Sometimes you have to commit to doing something, regardless of whether you think it will work or not. If you don’t fail, you’ll never learn. If you don’t try, you’ll never start. This was the logic behind my very first design-to-print 3D printing project.
This seems like an odd choice when you consider that I don’t have any Wi-Fi signal problems.
Why I did this
I’ve reached the stage of 3D printer ownership where I’m eager to start designing and printing my own projects. The only problem is that I’m coming from a background with very limited design experience. I did a bit of CAD/CAM in school 25 years ago, and I’ve played with Blender and similar packages out of pure curiosity.
The furthest I ever got with what could be considered 3D design was making a bad single-player level in Hammer, the Half-Life level editor, all those years ago. It never saw the light of day, but the experience gave me a renewed appreciation for 3D design.
So I’ve been looking for ideas to start modeling. My original idea was a clip for a waste bin that just doesn’t stay shut, but the design is going to require more thought than I first thought. I then started thinking about very basic items that I could design quickly and see results fast. My goal is to build confidence through doing, rather than poring over CAD software.
And so I settled on a parabolic Wi-Fi signal booster. These are named since they use a parabola, a U-shaped symmetrical curve, to focus signals in a specific direction. My house is small, and my Wi-Fi signal is good enough, but this seemed like an easy first step.
Starting slow in TinkerCAD
In the past, I’ve dabbled briefly with TinkerCAD, a user-friendly yet limited web-based design application that uses simple primitive shapes. Before I started this project, I also downloaded FreeCAD, a far more powerful yet complex open-source design suite.
Though my intent is to eventually move on to a more complete package like FreeCAD or Fusion, I quickly scurried back to TinkerCAD for this project. After measuring my router’s Wi-Fi antenna, I used four shapes to create a parabola with some holes so I could zip-tie the model in place.
In total, the design took about ten minutes, after which I downloaded an STL file, opened Bambu Studio, sliced it, and sent it to the printer. The final model came in at about 30g of filament and took just over an hour to print. I wrapped some aluminum foil around the model to divert the signal and made some small holes in it to strap the booster in place.
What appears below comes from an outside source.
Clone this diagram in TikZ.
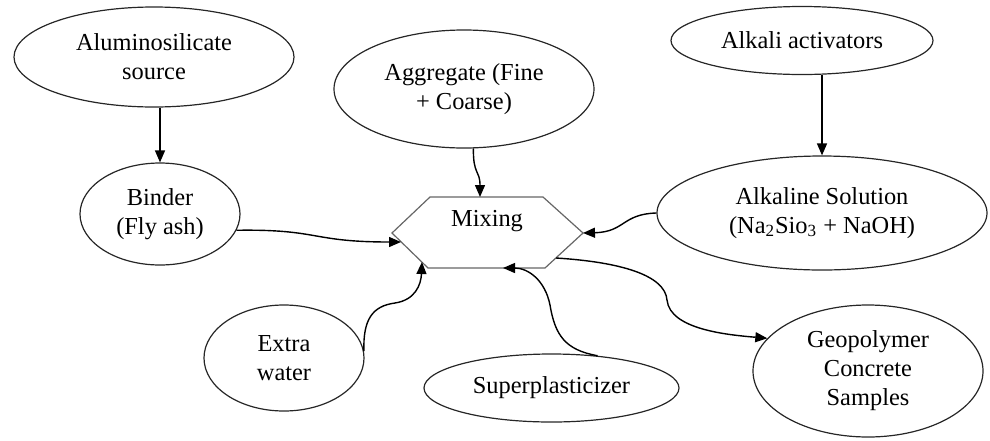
\documentclass[tikz,border=0pt]{standalone}
\usepackage{fontspec}
\setmainfont{Liberation Serif}
\usetikzlibrary{shapes.geometric,arrows.meta}
\tikzset{
  oval/.style={draw=black!85, line width=0.6pt, ellipse, inner sep=0pt, align=center,
    font=\fontsize{12.2}{14.5}\selectfont},
  arr/.style={draw=black, line width=0.7pt, -{Triangle[length=6pt,width=5pt]}},
  hexline/.style={draw=black!60, line width=0.6pt},
}
\begin{document}
\begin{tikzpicture}[x=0.5pt,y=-0.5pt]
\useasboundingbox (0,0) rectangle (990,440);
% ellipses
\node[oval, minimum width=140pt, minimum height=50pt] (alu) at (154,57) {Aluminosilicate\\source};
\node[oval, minimum width=80pt, minimum height=51pt] (bin) at (160,214) {Binder\\(Fly ash)};
\node[oval, minimum width=130pt, minimum height=59pt] (agg) at (464,89) {Aggregate (Fine\\+ Coarse)};
\node[oval, minimum width=131pt, minimum height=34pt] (alk) at (802,40.5) {Alkali activators};
\node[oval, minimum width=165pt, minimum height=57pt] (sol) at (822,213) {Alkaline Solution\\(Na\textsubscript{2}Sio\textsubscript{3} + NaOH)};
\node[oval, minimum width=80pt, minimum height=53pt] (wat) at (284,358) {Extra\\water};
\node[oval, minimum width=127.5pt, minimum height=34pt] (sup) at (551.5,388) {Superplasticizer};
\node[oval, minimum width=115pt, minimum height=66pt] (geo) at (868,371) {Geopolymer\\Concrete\\Samples};
% mixing hexagon
\draw[hexline] (392,233) -- (430,197) -- (543,197) -- (583,233) -- (545,268) -- (428,268) -- cycle;
\node[font=\fontsize{12.2}{14.5}\selectfont, inner sep=0pt] (mix) at (487,221) {Mixing};
\coordinate (mT) at (480,197);
\coordinate (mL) at (401,242);
\coordinate (mLL) at (422,262);
\coordinate (mB) at (503,268);
\coordinate (mR) at (583,233);
\coordinate (mRR) at (556,258);
% connectors
\draw[arr] (alu.south -| bin.north) -- (bin.north);
\draw[arr] (alk.south -| sol.north) -- (sol.north);
\draw[arr] (bin.-12) .. controls (320,229) and (310,242) .. (mL);
\draw[arr] (agg.-81) .. controls (473,175) and (480,170) .. (mT);
\draw[arr] (sol.west) .. controls (622,214) and (625,232) .. (mR);
\draw[arr] (wat.5) .. controls (363,320) and (372,306) .. (395,303) .. controls (415,300) and (421,285) .. (mLL);
\draw[arr] (sup.35) .. controls (565,350) and (555,335) .. (550,305) .. controls (545,280) and (528,268) .. (mB);
\draw[arr] (mRR) .. controls (620,262) and (665,275) .. (667,300) .. controls (670,330) and (730,335) .. (geo.162);
\end{tikzpicture}
\end{document}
While I had hoped for success, I felt a sense of achievement just taking the model off the print bed. I could have made a similar contraption with some cardboard, but turning a vague idea into a digital file, followed by a physical object, in just over an hour? That’s what it’s all about.
To my surprise, it worked
After wrapping the parabola and breaking out the zip ties, I added my booster to one of the outermost antennas on my TP-Link router. I then used Apple’s built-in Wi-Fi Diagnostics tool to measure the signal and transfer rate. Here’s what I saw:
Now I headed over to the router and removed the parabola. Once again, I measured the signal and transfer rate:
What I didn’t expect was to be able to see a noticeable drop in signal strength and transfer rate when I took the parabola off:
The end result was a modest success, with a roughly -10dB increase in signal strength, and up to 300Mb/s improvement in transfer rate. Since my router is at one end of my house (because that’s where the internet connection enters the property), I could realistically now print a few more and add them to the other antennas on my router, directing the signal towards the back of the house.
So what did I learn? Always follow your dreams, your Wi-Fi signal will be better off for it.
In many ways, this was a perfect first project. A modicum of success from a simple project that cost me a few cents in filament and ten minutes of design.
Now the hard work begins. It’s time to turn my newfound momentum into raw skill and learn to properly model, prototype, and perfect objects.